Slutwalk Toronto happened today, as scheduled. Some 1500 women, men, and people of all gender expressions, converged in front of the Ontario Provincial Legislature at Queen’s Park, and marched peacefully to police headquarters on College St. This was in response to an incident on January 24th, when a Toronto Police spokeperson caused widespread outrage by suggesting that “women should avoid dressing like sluts in order not to be victimized”.

A group of Toronto women took to social media to organize a show of strength against the blaming of rape victims by the system.

photo by Woresh Mean

A couple of days ago, I conducted an e-mail interview with Sonya JF Barnett, one of the lead organizers of the event.

Q: How did you feel when you first heard the words “women should avoid dressing like sluts in order not to be victimized” coming from the Toronto Police?

A: Absolutely appalled. Even though I’m engaged in a sexually liberated and creative community that uses the modern definition of the word ‘slut’, hearing it slung from a police officer was very disheartening. I knew exactly what context he had used it in {as an epithet} and I realized that education in the use of the word was important for our protective services.

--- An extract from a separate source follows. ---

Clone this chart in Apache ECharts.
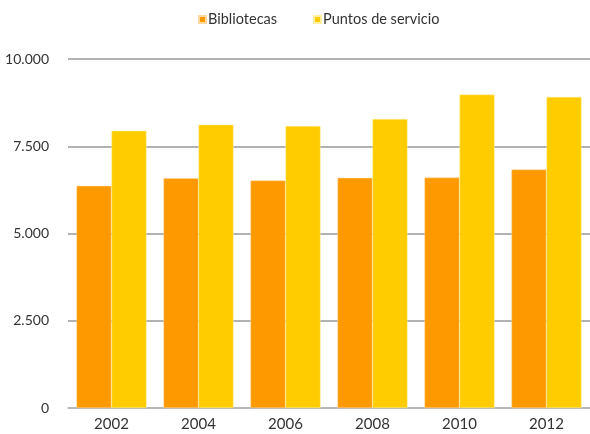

Q: How did the concept of Slutwalk come about? Were you influenced by any other movements?

A: SlutWalk was conceptualized as a reaction to the harshness of the word. If it was going to be slung out, we were going to sling it back, with our own spin. We weren’t influenced necessarily by specific movements, but by simple motivation to do something. Our team is a spirited bunch that are confident in standing up for what we believe in.

(Interview continued after the break)

photo by Ivy Cuervo

Q: Were you surprised by the enthusiasm and earned media it generated, like the column by Heather Mallick?

A: We are constantly blown away by the amount of attention we’ve garnered. Not all of it has been good, and that’s no surprise, but for the most part, the reaction has been phenomenal. To be acknowledged not only by Big Media, but by others who we respect, like writers & activists, and by people sharing their own stories is both unexpected and incredibly inspiring.

Q: What do you hope to accomplish?

A: We want to start a conversation about the use of language, and to have our protective services truly take part in our community in teaching against victim-blaming.

Q: What would you say to someone who said that dressing modestly to avoid unwelcome attention was “just common sense”?

A: Firstly, “modestly” is subjective. Secondly, attracting attention should not equal attracting assault. Someone shouldn’t have to restrict themselves from attracting one person’s positive attention for fear of attracting another’s negative attention.

Q: Where will you go from here? Any hopes of having Slutwalk go global?

A: We’re actually not quite sure. It was originally just going to be our own comment against the officer’s statement, but with all the attention and support, it looks like we’ll be around for a while. In what capacity, we’re just not sure yet.